Galaga is a refinement of a refinement of Space Invaders. It is entertaining and well-made, if a bit limited. Shots are slow. The ship is slow.
The game does not really build; it progresses level-by-level, in a slight variation of the classic model: each level is a little harder. Galaga does throw in some variation, and the occasional bonus round. Nevertheless, the structure is the same as Pac-Man: you conduct the same task over and over. In this case, you clear the screen of enemies.
Tetris works on a different dynamic level, one more akin to the likes of Centipede. The world is constant and malleable. There is cause and effect. Just by virtue of playing the game, the game world itself is altered. Every choice you make will affect the future dynamics of that play session.
Unlike the overused shooting formula of Galaga and Centipede, however, Tetris puts the player in direct control over the environment: the playing pieces are the very objects which form the world. On top of this, Tetris randomizes the pieces that it allows the player, for his building. In this way, it forms something of a poignant model for life. We have liberty to build what we will with what we are given; depending on our skill and preference for risk, we can organize our world however we wish: build up pressure and risk of failure, or keep a steady release for lower rewards yet more assured success. Even the wisest and most expert of us, however, have only that liberty; we do not have full freedom, as there is only so much we can control in our lives. There is always an element of fate, or luck, thrown into our own structured determinism. We can usually see ahead a bit, to our next immediate task — yet beyond that, there is no telling what the world will throw at us, and ask us to deal with.
To play Tetris is to be in touch with one’s self. To play Galaga is to defensively distance one’s self from the world to the end of a barely-adequate gun barrel, and resign one’s self to the tireless, repetitious onslaught of a vindictive world in hope for the occasional small reward and a possible note in history, earned through one’s own sheer resiliance to harm.

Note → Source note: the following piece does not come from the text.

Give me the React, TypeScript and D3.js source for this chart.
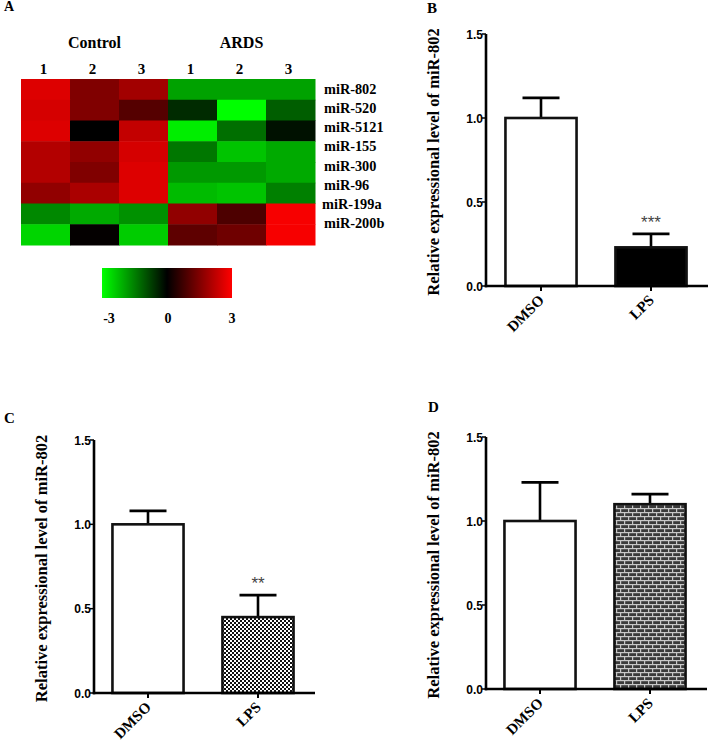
import React from "react";
import * as d3 from "d3";

const heatCols = ["1", "2", "3", "1", "2", "3"];
const heatGroups = ["Control", "ARDS"];
const heatRows = ["miR-802", "miR-520", "miR-5121", "miR-155", "miR-300", "miR-96", "miR-199a", "miR-200b"];
const heatValues: number[][] = [
  [2.6, 1.5, 1.9, -1.9, -1.9, -1.9],
  [2.5, 1.5, 1.0, -0.5, -3.0, -1.1],
  [2.6, 0.0, 2.3, -2.8, -1.3, -0.2],
  [2.1, 1.7, 2.5, -1.4, -2.3, -2.0],
  [2.1, 1.5, 2.6, -1.8, -1.8, -2.0],
  [1.7, 2.0, 2.6, -2.2, -2.3, -1.5],
  [-1.6, -2.0, -1.7, 1.7, 0.9, 2.9],
  [-2.5, 0.05, -2.4, 1.1, 1.3, 2.9],
];
const legendTicks = [-3, 0, 3];

const barCats = ["DMSO", "LPS"];
const bMeans = [1.0, 0.23];
const bErrs = [0.12, 0.08];
const cMeans = [1.0, 0.45];
const cErrs = [0.08, 0.13];
const dMeans = [1.0, 1.1];
const dErrs = [0.23, 0.06];
const yTicks = [0, 0.5, 1.0, 1.5];
const yTitle = "Relative expressional level of miR-802";

const serif = "'Liberation Serif', 'Times New Roman', serif";
const sans = "'Liberation Sans', Arial, sans-serif";

const heatColor = d3
  .scaleLinear<string>()
  .domain([-3, 0, 3])
  .range(["#00ff00", "#000000", "#ff0000"])
  .clamp(true);

function Heatmap() {
  const x = d3.scaleBand<number>().domain(d3.range(6)).range([21, 315]);
  const y = d3.scaleBand<string>().domain(heatRows).range([79, 245]);
  const labelY = d3.scalePoint<string>().domain(heatRows).range([89, 223]);
  const lx = d3.scaleLinear().domain([-3, 3]).range([102, 232]);
  return (
    <g>
      <text x={4} y={11} fontFamily={serif} fontWeight="bold" fontSize={14}>A</text>
      {heatGroups.map((g, gi) => (
        <text key={g} x={(x(gi * 3)! + x(gi * 3 + 2)! + x.bandwidth()) / 2} y={48}
          textAnchor="middle" fontFamily={serif} fontWeight="bold" fontSize={16}>{g}</text>
      ))}
      {heatCols.map((c, i) => (
        <text key={i} x={x(i)! + x.bandwidth() / 2 - 2} y={74} textAnchor="middle"
          fontFamily={serif} fontWeight="bold" fontSize={15}>{c}</text>
      ))}
      {heatRows.map((r, ri) =>
        heatValues[ri].map((v, ci) => (
          <rect key={r + ci} x={x(ci)} y={y(r)} width={x.bandwidth() + 0.5}
            height={y.bandwidth() + 0.5} fill={heatColor(v)} />
        ))
      )}
      {heatRows.map((r) => (
        <text key={r} x={r === "miR-199a" ? 322 : 324} y={labelY(r)! + 5} fontFamily={serif}
          fontWeight="bold" fontSize={14.3}>{r}</text>
      ))}
      <defs>
        <linearGradient id="legGrad" x1="0" x2="1" y1="0" y2="0">
          <stop offset="0%" stopColor={heatColor(-3)} />
          <stop offset="50%" stopColor={heatColor(0)} />
          <stop offset="100%" stopColor={heatColor(3)} />
        </linearGradient>
      </defs>
      <rect x={lx(-3)} y={268} width={lx(3) - lx(-3)} height={30} fill="url(#legGrad)" />
      {legendTicks.map((t) => (
        <text key={t} x={lx(t) + (t === -3 ? 7 : t === 0 ? 1 : 0)} y={323} textAnchor="middle"
          fontFamily={serif} fontWeight="bold" fontSize={14}>{t}</text>
      ))}
    </g>
  );
}

type PanelProps = {
  label: string;
  labelX: number;
  labelY: number;
  axisX: number;
  y0: number;
  y15: number;
  xStart: number;
  xEnd: number;
  titleX: number;
  means: number[];
  errs: number[];
  fills: string[];
  stars?: string;
};

function BarPanel(p: PanelProps) {
  const y = d3.scaleLinear().domain([0, 1.5]).range([p.y0, p.y15]);
  const x = d3.scaleBand<string>().domain(barCats).range([p.xStart, p.xEnd])
    .paddingInner(0.33).paddingOuter(0.165);
  const bw = x.bandwidth();
  const sw = 2.6;
  return (
    <g>
      <text x={p.labelX} y={p.labelY} fontFamily={serif} fontWeight="bold" fontSize={15}>{p.label}</text>
      <text transform={`translate(${p.titleX},${(p.y0 + p.y15) / 2 + 2}) rotate(-90)`}
        textAnchor="middle" fontFamily={serif} fontWeight="bold" fontSize={16.5}>{yTitle}</text>
      {barCats.map((c, i) => {
        const cx = x(c)! + bw / 2;
        const top = y(p.means[i]);
        const et = y(p.means[i] + p.errs[i]);
        return (
          <g key={c}>
            <line x1={cx} x2={cx} y1={top} y2={et} stroke="#000" strokeWidth={sw} />
            <line x1={cx - 18.5} x2={cx + 18.5} y1={et} y2={et} stroke="#000" strokeWidth={sw} />
            <rect x={x(c)! + sw / 2} y={top} width={bw - sw} height={p.y0 - top}
              fill={p.fills[i]} stroke="#111" strokeWidth={sw} />
          </g>
        );
      })}
      {p.stars && (
        <text x={x("LPS")! + bw / 2} y={y(p.means[1] + p.errs[1]) - 6} textAnchor="middle"
          fontFamily={sans} fontSize={17} fill="#444">{p.stars}</text>
      )}
      <line x1={p.axisX} x2={p.axisX} y1={p.y0 + 1.3} y2={p.y15} stroke="#000" strokeWidth={sw} />
      <line x1={p.axisX - 1.3} x2={p.xEnd + 2} y1={p.y0} y2={p.y0} stroke="#000" strokeWidth={sw} />
      {yTicks.map((t) => (
        <g key={t}>
          <line x1={p.axisX - 4} x2={p.axisX} y1={y(t)} y2={y(t)} stroke="#000" strokeWidth={1.5} />
          <text x={p.axisX - 3} y={y(t) + 4.5} textAnchor="end" fontFamily={sans}
            fontWeight="bold" fontSize={12}>{t.toFixed(1)}</text>
        </g>
      ))}
      {barCats.map((c) => {
        const cx = x(c)! + bw / 2;
        return (
          <g key={c}>
            <line x1={cx} x2={cx} y1={p.y0} y2={p.y0 + 5} stroke="#000" strokeWidth={2} />
            <text transform={`translate(${cx + 4},${p.y0 + 15}) rotate(-45)`} textAnchor="end"
              fontFamily={serif} fontWeight="bold" fontSize={15}>{c}</text>
          </g>
        );
      })}
    </g>
  );
}

export default function App() {
  return (
    <svg width={708} height={749} style={{ position: "absolute", left: 0, top: 0, background: "#fff" }}>
      <defs>
        <pattern id="checker" width={4} height={4} patternUnits="userSpaceOnUse">
          <rect width={4} height={4} fill="#fff" />
          <rect width={2} height={2} fill="#111" />
          <rect x={2} y={2} width={2} height={2} fill="#111" />
        </pattern>
        <pattern id="brick" width={8} height={8} patternUnits="userSpaceOnUse">
          <rect width={8} height={8} fill="#3a3a3a" />
          <rect y={0} width={8} height={1.2} fill="#c8c8c8" />
          <rect y={4} width={8} height={1.2} fill="#c8c8c8" />
          <rect x={0} y={0} width={1.2} height={4} fill="#c8c8c8" />
          <rect x={4} y={4} width={1.2} height={4} fill="#c8c8c8" />
        </pattern>
      </defs>
      <rect width={708} height={749} fill="#fff" />
      <Heatmap />
      <BarPanel label="B" labelX={427} labelY={13} axisX={486} y0={286} y15={34}
        xStart={486} xEnd={706} titleX={439} means={bMeans} errs={bErrs}
        fills={["#fff", "#000"]} stars="***" />
      <BarPanel label="C" labelX={4} labelY={423} axisX={94} y0={693} y15={440}
        xStart={93} xEnd={313} titleX={47} means={cMeans} errs={cErrs}
        fills={["#fff", "url(#checker)"]} stars="**" />
      <BarPanel label="D" labelX={428} labelY={412} axisX={486} y0={689} y15={437}
        xStart={485} xEnd={705} titleX={439} means={dMeans} errs={dErrs}
        fills={["#fff", "url(#brick)"]} />
    </svg>
  );
}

Tetris, to me, seems a far more fundamental and organic parallel to the human experience, than any shooter is likely to be. Then, perhaps I am too optimistic.
An oppressive fear is the primary motivator in a game like Galaga. I am getting tired of fear. As I get older, I am less interested in hiding. I find it far more useful to deal with what the world gives me, as it comes, and in my own way.

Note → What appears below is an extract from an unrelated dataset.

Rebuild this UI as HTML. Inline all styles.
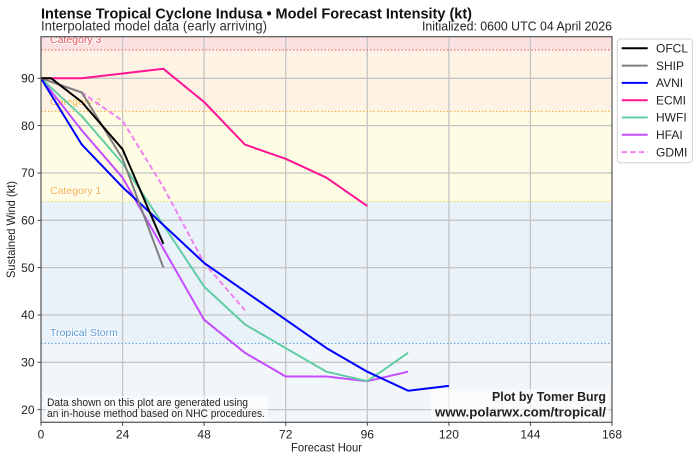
<!DOCTYPE html>
<html><head><meta charset="utf-8"><style>
html,body{margin:0;padding:0;background:#fff;}
svg{display:block;font-family:"Liberation Sans",sans-serif;}
</style></head><body>
<svg width="699" height="460" viewBox="0 0 699 460" xmlns="http://www.w3.org/2000/svg">
<rect x="0" y="0" width="699" height="460" fill="#fff"/>
<!-- title -->
<text x="41" y="18.5" font-size="15" font-weight="bold" fill="#111" textLength="431" lengthAdjust="spacingAndGlyphs">Intense Tropical Cyclone Indusa • Model Forecast Intensity (kt)</text>
<text x="41" y="30.5" font-size="13.5" fill="#333" textLength="226" lengthAdjust="spacingAndGlyphs">Interpolated model data (early arriving)</text>
<text x="612" y="30.5" font-size="12.5" fill="#222" text-anchor="end" textLength="190" lengthAdjust="spacingAndGlyphs">Initialized: 0600 UTC 04 April 2026</text>

<defs><clipPath id="pc"><rect x="41" y="36.7" width="571" height="385.6"/></clipPath></defs>
<g clip-path="url(#pc)">
<!-- bands -->
<rect x="41" y="36.7" width="571" height="13.2" fill="#fae0e1"/>
<rect x="41" y="49.9" width="571" height="61.5" fill="#fdf2e3"/>
<rect x="41" y="111.4" width="571" height="90" fill="#fefde4"/>
<rect x="41" y="201.4" width="571" height="142" fill="#e9f1f9"/>
<rect x="41" y="343.4" width="571" height="79" fill="#f1f6fb"/>
<!-- grid -->
<g stroke="#c6c6c6" stroke-width="1.3">
<line x1="41" x2="612" y1="409.6" y2="409.6"/>
<line x1="41" x2="612" y1="362.3" y2="362.3"/>
<line x1="41" x2="612" y1="315.0" y2="315.0"/>
<line x1="41" x2="612" y1="267.6" y2="267.6"/>
<line x1="41" x2="612" y1="220.3" y2="220.3"/>
<line x1="41" x2="612" y1="173.0" y2="173.0"/>
<line x1="41" x2="612" y1="125.6" y2="125.6"/>
<line x1="41" x2="612" y1="78.3" y2="78.3"/>
<line y1="36.7" y2="422.3" x1="122.6" x2="122.6"/>
<line y1="36.7" y2="422.3" x1="204.1" x2="204.1"/>
<line y1="36.7" y2="422.3" x1="285.7" x2="285.7"/>
<line y1="36.7" y2="422.3" x1="367.3" x2="367.3"/>
<line y1="36.7" y2="422.3" x1="448.9" x2="448.9"/>
<line y1="36.7" y2="422.3" x1="530.4" x2="530.4"/>
</g>
<!-- category lines -->
<line x1="41" x2="612" y1="49.9" y2="49.9" stroke="#e86a6a" stroke-width="1.1" stroke-dasharray="1.5,2"/>
<line x1="41" x2="612" y1="111.4" y2="111.4" stroke="#f8b44a" stroke-width="1.1" stroke-dasharray="1.5,2"/>
<line x1="41" x2="612" y1="201.4" y2="201.4" stroke="#eee060" stroke-width="1.1" stroke-dasharray="1.5,2"/>
<line x1="41" x2="612" y1="343.4" y2="343.4" stroke="#6fa8dc" stroke-width="1.1" stroke-dasharray="1.5,2"/>
<g font-size="10.5" stroke="#fff" stroke-width="2.2" paint-order="stroke" stroke-opacity="0.8">
<text x="50" y="43" fill="#e8535a">Category 3</text>
<text x="50" y="105" fill="#f8b040">Category 2</text>
<text x="50" y="194" fill="#f8b040">Category 1</text>
<text x="50" y="336" fill="#5b9bd5">Tropical Storm</text>
</g>
<!-- footer boxes -->
<rect x="45" y="396" width="223" height="25" fill="#fff" fill-opacity="0.6"/>
<rect x="431" y="389" width="178" height="32" fill="#fff" fill-opacity="0.6"/>
<!-- series -->
<g fill="none" stroke-width="2" stroke-linejoin="round" stroke-linecap="butt">
<polyline stroke="#ff1493" points="41,78.3 81.8,78.3 163.4,68.8 204.1,102.0 244.9,144.6 285.7,158.8 326.5,177.7 367.3,206.1"/>
<polyline stroke="#ee82ee" stroke-dasharray="5.5,3" points="41,78.3 81.8,92.5 122.6,120.9 163.4,187.2 204.1,262.9 244.9,310.2"/>
<polyline stroke="#c44dff" points="41,78.3 81.8,130.4 122.6,177.7 163.4,248.7 204.1,319.7 244.9,352.8 285.7,376.5 326.5,376.5 367.3,381.2 408.1,371.7"/>
<polyline stroke="#62cda2" points="41,78.3 81.8,116.2 122.6,163.5 163.4,225.0 204.1,286.6 244.9,324.4 285.7,348.1 326.5,371.7 367.3,381.2 408.1,352.8"/>
<polyline stroke="#0000ff" points="41,78.3 81.8,144.6 122.6,187.2 163.4,225.0 204.1,262.9 244.9,291.3 285.7,319.7 326.5,348.1 367.3,371.7 408.1,390.7 448.9,385.9"/>
<polyline stroke="#808080" points="41,78.3 81.8,92.5 122.6,158.8 163.4,267.6"/>
<polyline stroke="#000" points="41,78.3 51.2,78.3 81.8,102.0 122.6,149.3 163.4,243.9"/>
</g>
<text x="47" y="406" font-size="11" fill="#222" textLength="201" lengthAdjust="spacingAndGlyphs">Data shown on this plot are generated using</text>
<text x="47" y="417" font-size="11" fill="#222" textLength="218" lengthAdjust="spacingAndGlyphs">an in-house method based on NHC procedures.</text>
<text x="606" y="401" font-size="13" font-weight="bold" fill="#222" text-anchor="end" textLength="114" lengthAdjust="spacingAndGlyphs">Plot by Tomer Burg</text>
<text x="606" y="416.5" font-size="13" font-weight="bold" fill="#222" text-anchor="end" textLength="171" lengthAdjust="spacingAndGlyphs">www.polarwx.com/tropical/</text>
</g>
<!-- spines -->
<rect x="41" y="36.7" width="571" height="385.6" fill="none" stroke="#555" stroke-width="1.2"/>
<!-- ticks -->
<g stroke="#444" stroke-width="1">
<line x1="37.5" x2="41" y1="409.6" y2="409.6"/>
<line x1="37.5" x2="41" y1="362.3" y2="362.3"/>
<line x1="37.5" x2="41" y1="315.0" y2="315.0"/>
<line x1="37.5" x2="41" y1="267.6" y2="267.6"/>
<line x1="37.5" x2="41" y1="220.3" y2="220.3"/>
<line x1="37.5" x2="41" y1="173.0" y2="173.0"/>
<line x1="37.5" x2="41" y1="125.6" y2="125.6"/>
<line x1="37.5" x2="41" y1="78.3" y2="78.3"/>
<line y1="422.3" y2="425.8" x1="41" x2="41"/>
<line y1="422.3" y2="425.8" x1="122.6" x2="122.6"/>
<line y1="422.3" y2="425.8" x1="204.1" x2="204.1"/>
<line y1="422.3" y2="425.8" x1="285.7" x2="285.7"/>
<line y1="422.3" y2="425.8" x1="367.3" x2="367.3"/>
<line y1="422.3" y2="425.8" x1="448.9" x2="448.9"/>
<line y1="422.3" y2="425.8" x1="530.4" x2="530.4"/>
<line y1="422.3" y2="425.8" x1="612" x2="612"/>
</g>
<g font-size="12" fill="#222" text-anchor="end">
<text x="34.5" y="413.8">20</text>
<text x="34.5" y="366.5">30</text>
<text x="34.5" y="319.2">40</text>
<text x="34.5" y="271.8">50</text>
<text x="34.5" y="224.5">60</text>
<text x="34.5" y="177.2">70</text>
<text x="34.5" y="129.8">80</text>
<text x="34.5" y="82.5">90</text>
</g>
<g font-size="12" fill="#222" text-anchor="middle">
<text x="41" y="438.5">0</text>
<text x="122.6" y="438.5">24</text>
<text x="204.1" y="438.5">48</text>
<text x="285.7" y="438.5">72</text>
<text x="367.3" y="438.5">96</text>
<text x="448.9" y="438.5">120</text>
<text x="530.4" y="438.5">144</text>
<text x="612" y="438.5">168</text>
</g>
<text x="326.5" y="451.5" font-size="12" fill="#222" text-anchor="middle" textLength="71" lengthAdjust="spacingAndGlyphs">Forecast Hour</text>
<text transform="translate(15,229.5) rotate(-90)" x="0" y="0" font-size="12" fill="#222" text-anchor="middle" textLength="97" lengthAdjust="spacingAndGlyphs">Sustained Wind (kt)</text>

<!-- legend -->
<rect x="617.3" y="39" width="75" height="123.7" rx="3" ry="3" fill="#fff" stroke="#d0d0d0" stroke-width="1"/>
<g stroke-width="2" fill="none">
<line x1="621.7" x2="647.7" y1="48.3" y2="48.3" stroke="#000"/>
<line x1="621.7" x2="647.7" y1="65.6" y2="65.6" stroke="#808080"/>
<line x1="621.7" x2="647.7" y1="82.9" y2="82.9" stroke="#0000ff"/>
<line x1="621.7" x2="647.7" y1="100.2" y2="100.2" stroke="#ff1493"/>
<line x1="621.7" x2="647.7" y1="117.5" y2="117.5" stroke="#62cda2"/>
<line x1="621.7" x2="647.7" y1="134.8" y2="134.8" stroke="#c44dff"/>
<line x1="621.7" x2="647.7" y1="152.1" y2="152.1" stroke="#ee82ee" stroke-dasharray="5.5,3"/>
</g>
<g font-size="12" fill="#222">
<text x="656" y="52.5">OFCL</text>
<text x="656" y="69.8">SHIP</text>
<text x="656" y="87.1">AVNI</text>
<text x="656" y="104.4">ECMI</text>
<text x="656" y="121.7">HWFI</text>
<text x="656" y="139">HFAI</text>
<text x="656" y="156.3">GDMI</text>
</g>
</svg>
</body></html>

The world truly is what you make of it.
Could this be said of all shooters, at their cores? And what does that say about shooter fans, in general? Are we all just afraid of some unnamed evil?
Perhaps. There is a sense of isolation and sadness that I feel in this kind of a stab at interaction. Almost a resignment to the overwhelming futility of life; there is no other way to deal with the world than to peck away at it as it flies at you, and try to come out unscathed — or even superficially on top, for a moment or two. Yet, that is generally only when you have killed everything else in the world — or, anyway, have cleared away more than anyone else.
Though it really depends on the game. As I mentioned, Centipede and Asteroids have an element of malleability in their game worlds. Although you still just peck away at the outside game world, your deeds do have an effect. You are clearly a part of your world. Your firing, in these cases, operates like a probe. There is, in a sense, a slight feeling of epiphany here in that the results of the player’s interaction is contrasted so clearly with the limited nature of those probes. Even the smallest action is relevant, in some way. Tetris is, in its way, the evolution of this thread.
Scrolling shooters add another element, that alters and enriches the dynamic somewhat (although this complicates the matter to make the message somewhat muddier to me, at the moment). The modern shooter — typified by Mars Matrix and Ikaruga — is so abstracted that it has come closer to the Tetris model of dealing with the world. It is, however, somehat more carefree.
I… there is noise here. Hard to think.
Oppressive fear could be said to be the primary motivator in everything in life. Even Tetris. But maybe I’m just being too pessimistic.
Yes. I suppose the point is, how do you react to that fear?
Are you saying that Tetris itself is an evolution of Galaga and Space Invaders, in that it gives players more freedom over their world? Or did you mean something else entirely?
Spacewar/Space Invaders -> Asteroids/Centipede -> [something] -> Tetris
It is not so much about what level of control the player has over the game world, as it is about the level of attachment or detachment that the game emphasizes. What control is offered, is reflective on the individual in accordance to the significance of the player’s actions, and indeed presence, within the world. It is an existential problem.
Pac-Man branches off in a different direction from the likes of Galaga, and pretty much founds the original principles behind the Japanese videogame aesthetic (later adopted and expanded by Miyamoto, Yuji Hori, and others). With Pac-Man, videogames went through an iconographic objectification process. On its own, that is not so bad. I am rather unfond, however, of the side effects it has had in the hands of those who do not quite understand the principles behind the change, and who tend to take that surface as-is, as the reality of the medium. That is… problematic.
On the other hand, I wonder how much further we can venture down the introspective route. I suppose the best way we can find out is by turning back and exploring what we have forgotten for the last two decades or so.
In a way, Rez is like a new abstraction of Centipede. I am curious where else this strain might go.